You can use similar methods for interfacing C as well, if this is a better way for you to interface fortran.

m_mueller · on Jan 3, 2015

C bindings are compatible with Fortran, you mainly have to think about two issues:

* depending on the compiler / setting, the Fortran function names have one or two underlines as well as their module name prepended.

* index order for multidimensional arrays are reversed in Fortran.

Other than that the datatypes basically just work. So as long as you have C bindings this is not what I'm worried about, it's rather the overhead of the Erlang VM when compared to MPI (although for usual HPC loads this probably wouldn't even be an issue as long as it's not an order of magnitude slower, since most of them are not network bound if done right).

IndianAstronaut · on Jan 2, 2015

Will be interesting to see this project down the line. Erlang is a great platform to scale up scientific data analysis. This need is only growing because of the LSST and other big data generating tools

polskibus · on Jan 2, 2015

I wonder if anyone thought about reusing panda implementation as BIFs in Erlang. That would've eliminate one abstraction layer.

copx · on Jan 2, 2015

A LISP-wrapper around Erlang which calls Python code which wraps C/FORTRAN code..

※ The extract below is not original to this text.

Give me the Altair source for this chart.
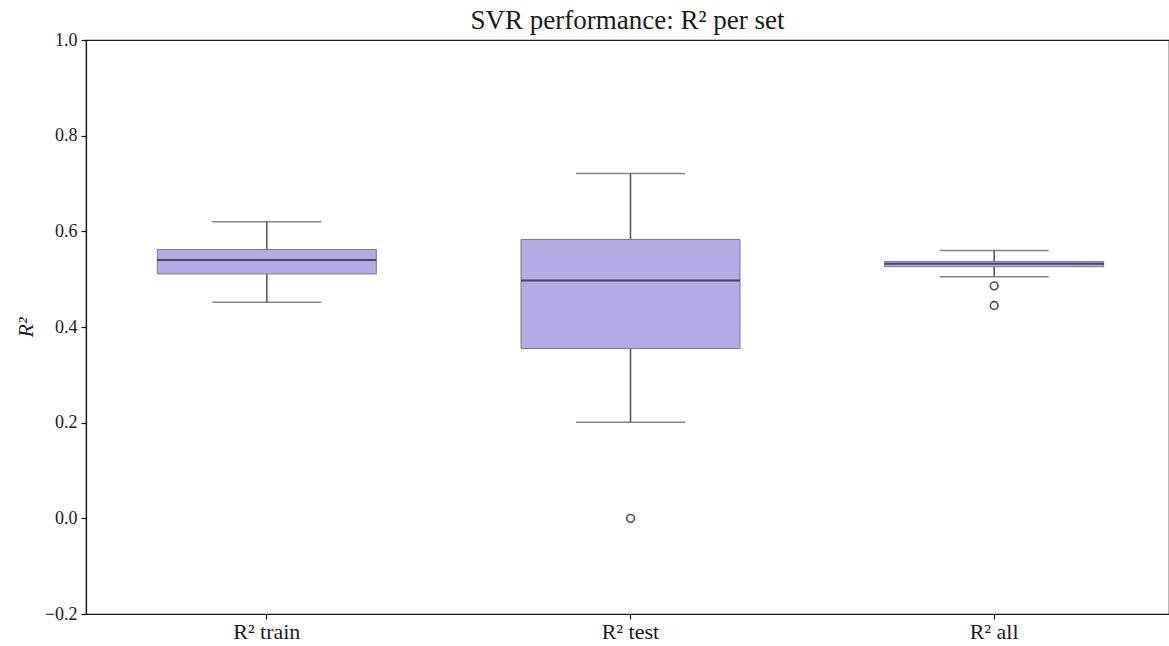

.. now someone needs to compile this to JavaScript!

I am just glad that I do not have to work with it. I mean, what if there is a bug? Debugging this would be a nightmare.

Sorry, but so many wrappers / so much indirection is not good design.

bitwalker · on Jan 2, 2015

LFE is not a "LISP-wrapper around Erlang", it's a LISP that compiles to BEAM bytecode, just like Erlang compiles to BEAM bytecode.